## Given request
Reproduce the records. Keep every word exact and include no images.

## Entries

***

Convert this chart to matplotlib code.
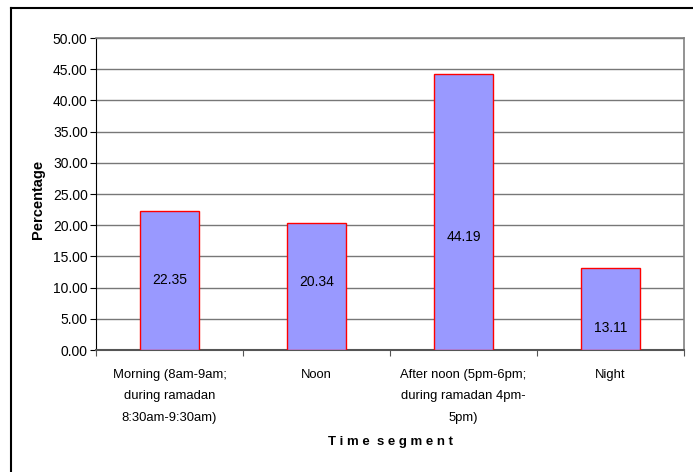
import matplotlib
matplotlib.use("Agg")
import matplotlib.pyplot as plt
from matplotlib.lines import Line2D

plt.rcParams['font.family'] = ['Liberation Sans', 'DejaVu Sans']

categories = [
    "Morning (8am-9am;\nduring ramadan\n8:30am-9:30am)",
    "Noon",
    "After noon (5pm-6pm;\nduring ramadan 4pm-\n5pm)",
    "Night",
]
percentages = [22.35, 20.34, 44.19, 13.11]
yticks = [0, 5, 10, 15, 20, 25, 30, 35, 40, 45, 50]
# vertical anchors for the value annotations
label_y = [11.2, 10.9, 18.1, 3.5]

fig = plt.figure(figsize=(6.93, 4.72), dpi=100)
W, H = 693, 472
ax = fig.add_axes([96 / W, 1 - 350 / H, (684 - 96) / W, (350 - 38) / H])

x = list(range(len(categories)))
ax.bar(x, percentages, width=0.4, color='#9999FF', edgecolor='#FF0000',
       linewidth=1.0, zorder=3)
for xi, v, ly in zip(x, percentages, label_y):
    ax.text(xi, ly, f"{v:.2f}", ha='center', va='center', fontsize=10,
            color='black', zorder=4)

ax.set_xlim(-0.5, len(categories) - 0.5)
ax.set_ylim(0, 50)
ax.set_yticks(yticks)
ax.set_yticklabels([f"{t:.2f}" for t in yticks], fontsize=10)
ax.yaxis.grid(True, color='#777777', linewidth=1.0, zorder=0)
ax.set_axisbelow(True)

# category labels between boundary ticks
ax.set_xticks([i + 0.5 for i in range(-1, len(categories))])
ax.set_xticklabels([])
ax.tick_params(axis='x', length=4, color='#555555', direction='out')
ax.tick_params(axis='y', length=4, color='black', direction='out', pad=2)
for xi, lab in zip(x, categories):
    ax.text(xi, -0.06, lab, transform=ax.get_xaxis_transform(),
            ha='center', va='top', fontsize=9.4, linespacing=2.05)

for s in ('top', 'right'):
    ax.spines[s].set_color('#808080')
    ax.spines[s].set_linewidth(1.2)
ax.spines['left'].set_color('black')
ax.spines['bottom'].set_color('#555555')
ax.spines['bottom'].set_linewidth(1.5)

fig.text(38 / W, 1 - 199 / H, "Percentage", rotation=90, ha='center',
         va='center', fontsize=10.5, fontweight='bold')
fig.text(391 / W, 1 - 442 / H, "T i m e  s e g m e n t",
         ha='center', va='center', fontsize=9.5, fontweight='bold')

# outer chart border (left and top edges in view)
fig.add_artist(Line2D([10.5 / W, 10.5 / W], [0, 1 - 7.5 / H],
                      transform=fig.transFigure, color='black', linewidth=1.5))
fig.add_artist(Line2D([10.5 / W, 1], [1 - 7.5 / H, 1 - 7.5 / H],
                      transform=fig.transFigure, color='black', linewidth=1.5))

fig.savefig("out.png", dpi=100)
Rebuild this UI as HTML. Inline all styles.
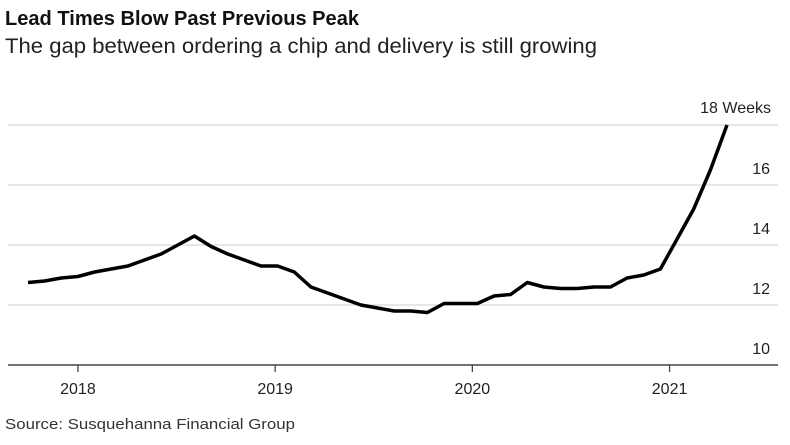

***

## Finished answer
Convert this chart to matplotlib code.
import matplotlib
matplotlib.use("Agg")
import matplotlib.pyplot as plt
from matplotlib.lines import Line2D

plt.rcParams['font.family'] = ['Liberation Sans', 'DejaVu Sans']

categories = [
    "Morning (8am-9am;\nduring ramadan\n8:30am-9:30am)",
    "Noon",
    "After noon (5pm-6pm;\nduring ramadan 4pm-\n5pm)",
    "Night",
]
percentages = [22.35, 20.34, 44.19, 13.11]
yticks = [0, 5, 10, 15, 20, 25, 30, 35, 40, 45, 50]
# vertical anchors for the value annotations
label_y = [11.2, 10.9, 18.1, 3.5]

fig = plt.figure(figsize=(6.93, 4.72), dpi=100)
W, H = 693, 472
ax = fig.add_axes([96 / W, 1 - 350 / H, (684 - 96) / W, (350 - 38) / H])

x = list(range(len(categories)))
ax.bar(x, percentages, width=0.4, color='#9999FF', edgecolor='#FF0000',
       linewidth=1.0, zorder=3)
for xi, v, ly in zip(x, percentages, label_y):
    ax.text(xi, ly, f"{v:.2f}", ha='center', va='center', fontsize=10,
            color='black', zorder=4)

ax.set_xlim(-0.5, len(categories) - 0.5)
ax.set_ylim(0, 50)
ax.set_yticks(yticks)
ax.set_yticklabels([f"{t:.2f}" for t in yticks], fontsize=10)
ax.yaxis.grid(True, color='#777777', linewidth=1.0, zorder=0)
ax.set_axisbelow(True)

# category labels between boundary ticks
ax.set_xticks([i + 0.5 for i in range(-1, len(categories))])
ax.set_xticklabels([])
ax.tick_params(axis='x', length=4, color='#555555', direction='out')
ax.tick_params(axis='y', length=4, color='black', direction='out', pad=2)
for xi, lab in zip(x, categories):
    ax.text(xi, -0.06, lab, transform=ax.get_xaxis_transform(),
            ha='center', va='top', fontsize=9.4, linespacing=2.05)

for s in ('top', 'right'):
    ax.spines[s].set_color('#808080')
    ax.spines[s].set_linewidth(1.2)
ax.spines['left'].set_color('black')
ax.spines['bottom'].set_color('#555555')
ax.spines['bottom'].set_linewidth(1.5)

fig.text(38 / W, 1 - 199 / H, "Percentage", rotation=90, ha='center',
         va='center', fontsize=10.5, fontweight='bold')
fig.text(391 / W, 1 - 442 / H, "T i m e  s e g m e n t",
         ha='center', va='center', fontsize=9.5, fontweight='bold')

# outer chart border (left and top edges in view)
fig.add_artist(Line2D([10.5 / W, 10.5 / W], [0, 1 - 7.5 / H],
                      transform=fig.transFigure, color='black', linewidth=1.5))
fig.add_artist(Line2D([10.5 / W, 1], [1 - 7.5 / H, 1 - 7.5 / H],
                      transform=fig.transFigure, color='black', linewidth=1.5))

fig.savefig("out.png", dpi=100)
Rebuild this UI as HTML. Inline all styles.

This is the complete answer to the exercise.